We have Rescue Release Restore and Rev. Sunitha Mortha to thank for the shift in gears we get to experience during MYLA. Sunitha coordinates the talented MYLA music educators that give campfires a global perspective. In addition, a lot of the traditions and philosophies that happen at MYLA  are brought from years of honing and perfecting Rescue Release Restore’s SIMBA and SIMSA camps. A key word to describe this approach to camp is intentional. Community and space are intentionally sacred entities during MYLA week. If a camper or adult leader were to arrive late, it is imperative that they are introduced and welcomed into the community to ensure everyone feels comfortable. I learned that it was MYLA’s prerogative to model equitable power distribution, even in seemingly minute ways, like who spent time in the camp office.

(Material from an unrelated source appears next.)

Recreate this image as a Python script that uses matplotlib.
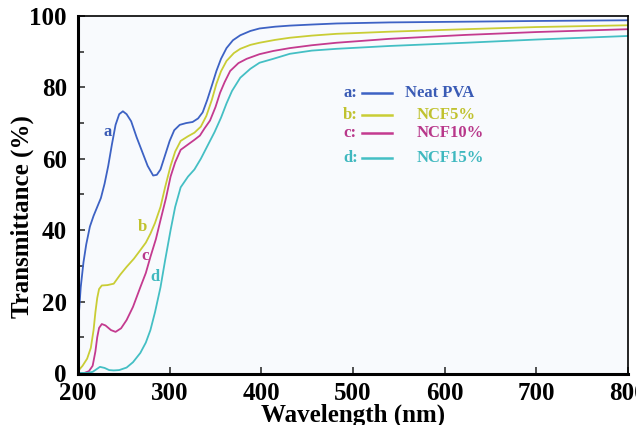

There were intentional ways to help campers receive the most out of their camp experience at MYLA as well. On one of the first few nights there is a tradition reverently referred to as the Pain Fire. This is an opportunity for participants to unload any weight they may have carried into camp, build trust, and become community. The idea is to free up hearts and minds allowing campers to be the most receptive to all that MYLA is.

There were also intentional ways to send campers back out into the world at the end of MYLA camp. The leaders of MYLA know that life at camp is often a rose-colored view of the real world, and that it can feel like a shock to re-enter old patterns. Thus, at the end of the week, campers are called by name and pulled across a line by a MYLA leader to symbolize the growth they have made. In doing this, campers are physically and figuratively crossing over, stepping into leadership with all the knowledge and support they have gathered at MYLA camp. Lastly, everyone puts their hands in water to commit to continuing the work done at MYLA to make the world a better place. It feels like the end, but these traditions tell us that our work is only beginning.

We can learn a lot from these MYLA rituals. It may feel like the urge for racial justice has died down on our newsfeeds, as if the momentum for Breonna Taylor is slowing almost 100 days after her murder. It may feel exhausting to constantly reckon with advocacy when we were so used to mentally turning on or off our engagement. But we must not stop. As a community, let us put our hands in water and commit to continue fighting for a just world even when the news stops covering it. Let us continue pulling our siblings into places of faith, leadership and knowledge. And let us be the lone voice breaking the silence on issues about which we must not stay silent.